Review: Real Life Adventures comic from the May 24th New York Post
To my mind, this comic has one of the more boring names on the Comics and Games page. How could Real Life Adventures possibly compare to “La Cucaracha” or “Baldo”? Still, after several weeks of perusing the comics provided in the NY Post and the Daily News, I have come to the conclusion that they are decidedly less funny than real life. And: “Adventures.” Always good. So maybe there is some promise after all.
This strip is composed by two gentlemen, Gary Wise and Lance Aldrich. Gary and Lance would have you believe they’re just regular guys, observing the hilarity of everyday life. So, let’s see it.
This is a one-panel comic. The characters are a man and a woman with exactly the same faces, but different hair. The man has blonde hair and the woman brown, plus he’s a little beefier than her. If you’re still having trouble telling them apart, look for the earrings and the purple shirt. These are the earmarks of femininity.
There are three speech bubbles filling the top half of the panel. They alternate man-woman-man, thus conveying a short conversation. In comedy terms, it goes Set Up-Reaction-Punchline. It’s a classic formula. The joke is as follows:
Man: I’LL BE IN THE STUDY TENDING TO THE AFFAIRS OF THE ESTATE.
Woman: YOU MEAN YOU’LL BE IN THE KITCHEN WRITING BILLS?
Man: WHY IS IT SO HARD TO LET ME LIVE WITH MY ILLUSIONS?
Hilarious. But why is it so funny? Well, first of all, we have a parody of a man’s self-aggrandizing behavior. A guy like this (for ease, I’ll refer to him as “Frank”) doesn’t have a study. He doesn’t even have a den, an office, or a rumpus room. All he has is a workbench in the basement. You’ll notice he has a short sleeve shirt on, and no tie. He’s got a seven dollar military haircut. His wife wears plastic earrings. Frank isn’t a wealthy man.

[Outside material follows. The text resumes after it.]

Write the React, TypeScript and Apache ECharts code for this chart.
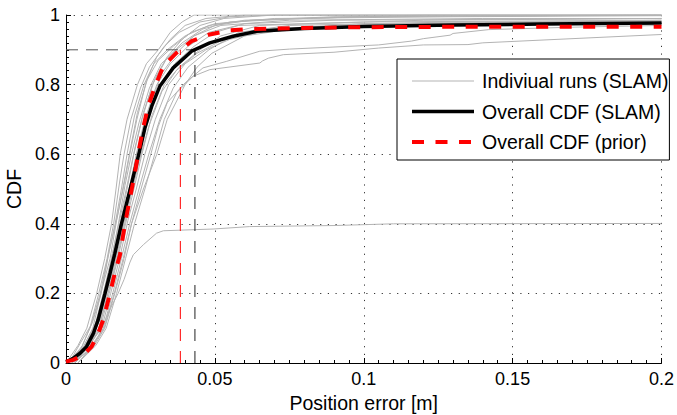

The woman (“Ellen”) only has one line. At first glance it seems inconsequential, but look again. While the gist of it is obvious — Frank will be paying bills — what she says is something quite different: you’ll be in the kitchen writing bills. This kind of subtle wordplay and change-up is a way of keeping the reader on his or her toes — and aware of the action intended. By using the word “writing” Ellen gives a verb that the reader can visualize — Lance and Gary have taken you out of the panel and into the future actions of these characters. If Ellen had said “paying” instead (which would be normal usage), the action would be too abstract.
The body language of the two characters betrays them further. Frank is facing away from Ellen and his shoulders and slightly stooped. He looks like a beaten man. They both have a pudgy roundness that implies they don’t put any effort into maintaining their physiques. Ellen wears a shirt identical (except in color) to Frank’s, which serves to minimize her “feminine assets.” I believe they are both weary of their lives (and each other) but she seems slightly more accepting.
Is this Real Life? Frank clearly wishes it was not his real life. A searing indictment of American middle class? Unclear. Is this an Adventure? It is not.